___ INFORMATION GIVEN ___

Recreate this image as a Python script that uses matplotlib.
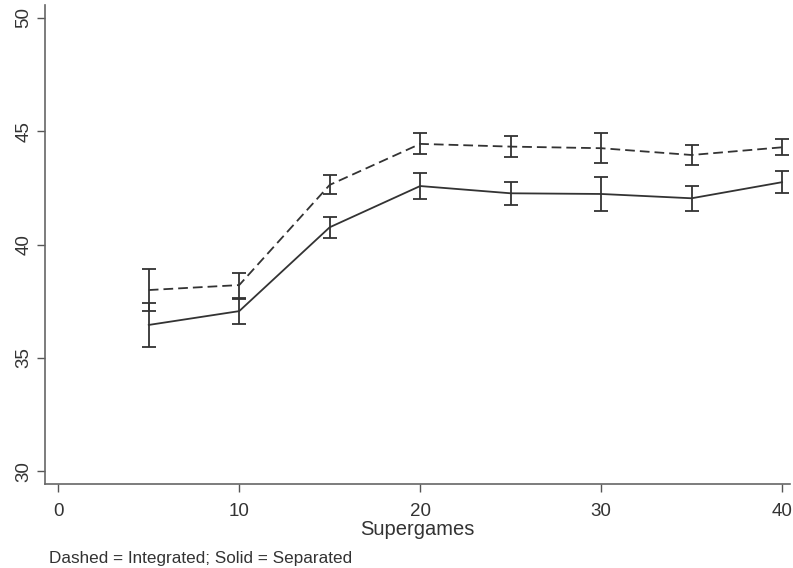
import matplotlib
matplotlib.use("Agg")
import matplotlib.pyplot as plt

plt.rcParams['font.family'] = ['Liberation Sans', 'DejaVu Sans']
plt.rcParams['lines.scale_dashes'] = False

supergames = [5, 10, 15, 20, 25, 30, 35, 40]
integrated = [37.99, 38.21, 42.63, 44.44, 44.32, 44.25, 43.95, 44.29]
integrated_err = [0.93, 0.55, 0.42, 0.46, 0.45, 0.66, 0.43, 0.35]
separated = [36.45, 37.06, 40.76, 42.58, 42.26, 42.23, 42.04, 42.75]
separated_err = [0.97, 0.55, 0.46, 0.57, 0.52, 0.75, 0.54, 0.49]

xticks = [0, 10, 20, 30, 40]
yticks = [30, 35, 40, 45, 50]

col = '#333333'
fig = plt.figure(figsize=(7.93, 5.68), dpi=100)
ax = fig.add_axes([45 / 793, 1 - 484 / 568, 745 / 793, 479 / 568])

ax.errorbar(supergames, integrated, yerr=integrated_err, color=col, lw=1.3,
            capsize=5, capthick=1.3, elinewidth=1.3, dashes=(7, 3.6))
ax.errorbar(supergames, separated, yerr=separated_err, color=col, lw=1.3,
            capsize=5, capthick=1.3, elinewidth=1.3)

ax.set_xlim(-0.735, 40.44)
ax.set_ylim(29.43, 50.57)
ax.set_xticks(xticks)
ax.set_yticks(yticks)
ax.set_yticklabels([str(v) for v in yticks], rotation=90, va='center')
for s in ['top', 'right']:
    ax.spines[s].set_visible(False)
for s in ['left', 'bottom']:
    ax.spines[s].set_color('#666666')
    ax.spines[s].set_linewidth(1.2)
ax.tick_params(axis='both', colors='#555555', labelcolor=col, labelsize=13.5,
               length=5.5, width=1)
ax.tick_params(axis='y', pad=3.5)
ax.tick_params(axis='x', pad=8)
ax.set_xlabel('Supergames', fontsize=14.5, color=col, labelpad=0)

fig.text(49 / 793, 1 - 563 / 568, 'Dashed = Integrated; Solid = Separated',
         fontsize=12.3, color=col, ha='left', va='baseline')

fig.savefig('out.png', dpi=100)
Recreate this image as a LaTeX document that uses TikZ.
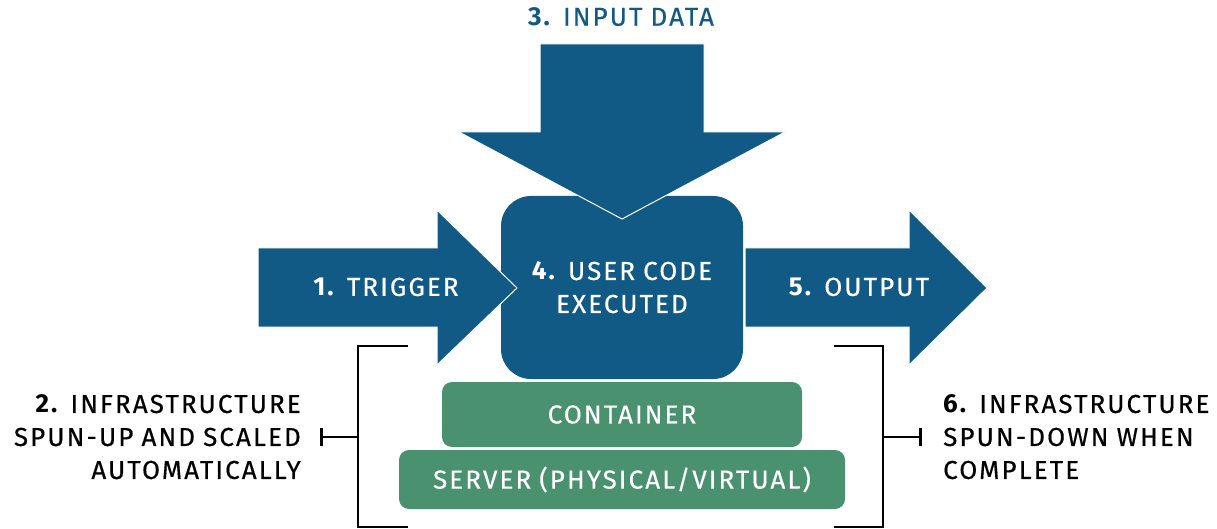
\documentclass[tikz,border=0pt]{standalone}
\usepackage{fontspec}
\setmainfont{Fira Sans}[LetterSpace=8, WordSpace=0.9, UprightFeatures={FakeBold=0.4}]
\usetikzlibrary{arrows.meta}
\definecolor{flowblue}{RGB}{18,90,134}
\definecolor{stackgreen}{RGB}{74,145,112}
\begin{document}
\begin{tikzpicture}[x=1pt,y=-1pt,
  lbl/.style={font=\fontsize{26}{33}\selectfont, inner sep=0pt},
  flow/.style={fill=flowblue, draw=white, line width=1pt},
  layer/.style={fill=stackgreen, rounded corners=10pt, text=white, inner sep=0pt,
                font=\fontsize{26}{33}\selectfont},
  brace/.style={line width=2.8pt, black}
]
\useasboundingbox (0,0) rectangle (1217,529);

% central compute box
\node[fill=flowblue, rounded corners=30pt, minimum width=242pt, minimum height=183pt,
      inner sep=0pt, text=white, align=center, font=\fontsize{26}{33}\selectfont]
      (code) at (622,287.5) {\textbf{4.} USER CODE\\EXECUTED};

% trigger arrow (left)
\path[flow] (258,248) -- (437,248) -- (437,210) -- (517,288) -- (437,365)
            -- (437,327) -- (258,327) -- cycle;
% input arrow (top)
\path[flow] (540,44) -- (704,44) -- (704,132) -- (785,132) -- (622,219)
            -- (459,132) -- (540,132) -- cycle;
% output arrow (right)
\path[flow] (745,248) -- (909,248) -- (909,210) -- (987,288) -- (909,365)
            -- (909,327) -- (745,327) -- cycle;

\node[lbl, text=white] (trigger) at (386,287) {\textbf{1.} TRIGGER};
\node[lbl, text=flowblue] (input) at (621,17) {\textbf{3.} INPUT DATA};
\node[lbl, text=white] (output) at (859,287) {\textbf{5.} OUTPUT};

% infrastructure layers
\node[layer, minimum width=360pt, minimum height=65pt] (container) at (622,414.5) {CONTAINER};
\node[layer, minimum width=446pt, minimum height=59pt] (server) at (622,479.5) {SERVER (PHYSICAL/VIRTUAL)};

% side notes
\node[lbl, align=right, anchor=east] (infraup) at (301,437)
  {\textbf{2.} INFRASTRUCTURE\\SPUN-UP AND SCALED\\AUTOMATICALLY};
\node[lbl, align=left, anchor=west] (infradown) at (943,437)
  {\textbf{6.} INFRASTRUCTURE\\SPUN-DOWN WHEN\\COMPLETE};

% brackets
\coordinate (lmid) at (358,437);
\coordinate (rmid) at (883,437);
\draw[brace] (408,346) -- (358,346) -- (358,527) -- (408,527);
\draw[brace] (834,346) -- (883,346) -- (883,527) -- (834,527);
\draw[brace, -{Bar[width=18pt]}] (lmid) -- ([xshift=19pt]infraup.east);
\draw[brace, -{Bar[width=18pt]}] (rmid) -- ([xshift=-21pt]infradown.west);
\end{tikzpicture}
\end{document}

___

REQUEST
Write every record out again exactly; no pictures belong in the copy.

REPLY
Recreate this image as a Python script that uses matplotlib.
import matplotlib
matplotlib.use("Agg")
import matplotlib.pyplot as plt

plt.rcParams['font.family'] = ['Liberation Sans', 'DejaVu Sans']
plt.rcParams['lines.scale_dashes'] = False

supergames = [5, 10, 15, 20, 25, 30, 35, 40]
integrated = [37.99, 38.21, 42.63, 44.44, 44.32, 44.25, 43.95, 44.29]
integrated_err = [0.93, 0.55, 0.42, 0.46, 0.45, 0.66, 0.43, 0.35]
separated = [36.45, 37.06, 40.76, 42.58, 42.26, 42.23, 42.04, 42.75]
separated_err = [0.97, 0.55, 0.46, 0.57, 0.52, 0.75, 0.54, 0.49]

xticks = [0, 10, 20, 30, 40]
yticks = [30, 35, 40, 45, 50]

col = '#333333'
fig = plt.figure(figsize=(7.93, 5.68), dpi=100)
ax = fig.add_axes([45 / 793, 1 - 484 / 568, 745 / 793, 479 / 568])

ax.errorbar(supergames, integrated, yerr=integrated_err, color=col, lw=1.3,
            capsize=5, capthick=1.3, elinewidth=1.3, dashes=(7, 3.6))
ax.errorbar(supergames, separated, yerr=separated_err, color=col, lw=1.3,
            capsize=5, capthick=1.3, elinewidth=1.3)

ax.set_xlim(-0.735, 40.44)
ax.set_ylim(29.43, 50.57)
ax.set_xticks(xticks)
ax.set_yticks(yticks)
ax.set_yticklabels([str(v) for v in yticks], rotation=90, va='center')
for s in ['top', 'right']:
    ax.spines[s].set_visible(False)
for s in ['left', 'bottom']:
    ax.spines[s].set_color('#666666')
    ax.spines[s].set_linewidth(1.2)
ax.tick_params(axis='both', colors='#555555', labelcolor=col, labelsize=13.5,
               length=5.5, width=1)
ax.tick_params(axis='y', pad=3.5)
ax.tick_params(axis='x', pad=8)
ax.set_xlabel('Supergames', fontsize=14.5, color=col, labelpad=0)

fig.text(49 / 793, 1 - 563 / 568, 'Dashed = Integrated; Solid = Separated',
         fontsize=12.3, color=col, ha='left', va='baseline')

fig.savefig('out.png', dpi=100)
Recreate this image as a LaTeX document that uses TikZ.
\documentclass[tikz,border=0pt]{standalone}
\usepackage{fontspec}
\setmainfont{Fira Sans}[LetterSpace=8, WordSpace=0.9, UprightFeatures={FakeBold=0.4}]
\usetikzlibrary{arrows.meta}
\definecolor{flowblue}{RGB}{18,90,134}
\definecolor{stackgreen}{RGB}{74,145,112}
\begin{document}
\begin{tikzpicture}[x=1pt,y=-1pt,
  lbl/.style={font=\fontsize{26}{33}\selectfont, inner sep=0pt},
  flow/.style={fill=flowblue, draw=white, line width=1pt},
  layer/.style={fill=stackgreen, rounded corners=10pt, text=white, inner sep=0pt,
                font=\fontsize{26}{33}\selectfont},
  brace/.style={line width=2.8pt, black}
]
\useasboundingbox (0,0) rectangle (1217,529);

% central compute box
\node[fill=flowblue, rounded corners=30pt, minimum width=242pt, minimum height=183pt,
      inner sep=0pt, text=white, align=center, font=\fontsize{26}{33}\selectfont]
      (code) at (622,287.5) {\textbf{4.} USER CODE\\EXECUTED};

% trigger arrow (left)
\path[flow] (258,248) -- (437,248) -- (437,210) -- (517,288) -- (437,365)
            -- (437,327) -- (258,327) -- cycle;
% input arrow (top)
\path[flow] (540,44) -- (704,44) -- (704,132) -- (785,132) -- (622,219)
            -- (459,132) -- (540,132) -- cycle;
% output arrow (right)
\path[flow] (745,248) -- (909,248) -- (909,210) -- (987,288) -- (909,365)
            -- (909,327) -- (745,327) -- cycle;

\node[lbl, text=white] (trigger) at (386,287) {\textbf{1.} TRIGGER};
\node[lbl, text=flowblue] (input) at (621,17) {\textbf{3.} INPUT DATA};
\node[lbl, text=white] (output) at (859,287) {\textbf{5.} OUTPUT};

% infrastructure layers
\node[layer, minimum width=360pt, minimum height=65pt] (container) at (622,414.5) {CONTAINER};
\node[layer, minimum width=446pt, minimum height=59pt] (server) at (622,479.5) {SERVER (PHYSICAL/VIRTUAL)};

% side notes
\node[lbl, align=right, anchor=east] (infraup) at (301,437)
  {\textbf{2.} INFRASTRUCTURE\\SPUN-UP AND SCALED\\AUTOMATICALLY};
\node[lbl, align=left, anchor=west] (infradown) at (943,437)
  {\textbf{6.} INFRASTRUCTURE\\SPUN-DOWN WHEN\\COMPLETE};

% brackets
\coordinate (lmid) at (358,437);
\coordinate (rmid) at (883,437);
\draw[brace] (408,346) -- (358,346) -- (358,527) -- (408,527);
\draw[brace] (834,346) -- (883,346) -- (883,527) -- (834,527);
\draw[brace, -{Bar[width=18pt]}] (lmid) -- ([xshift=19pt]infraup.east);
\draw[brace, -{Bar[width=18pt]}] (rmid) -- ([xshift=-21pt]infradown.west);
\end{tikzpicture}
\end{document}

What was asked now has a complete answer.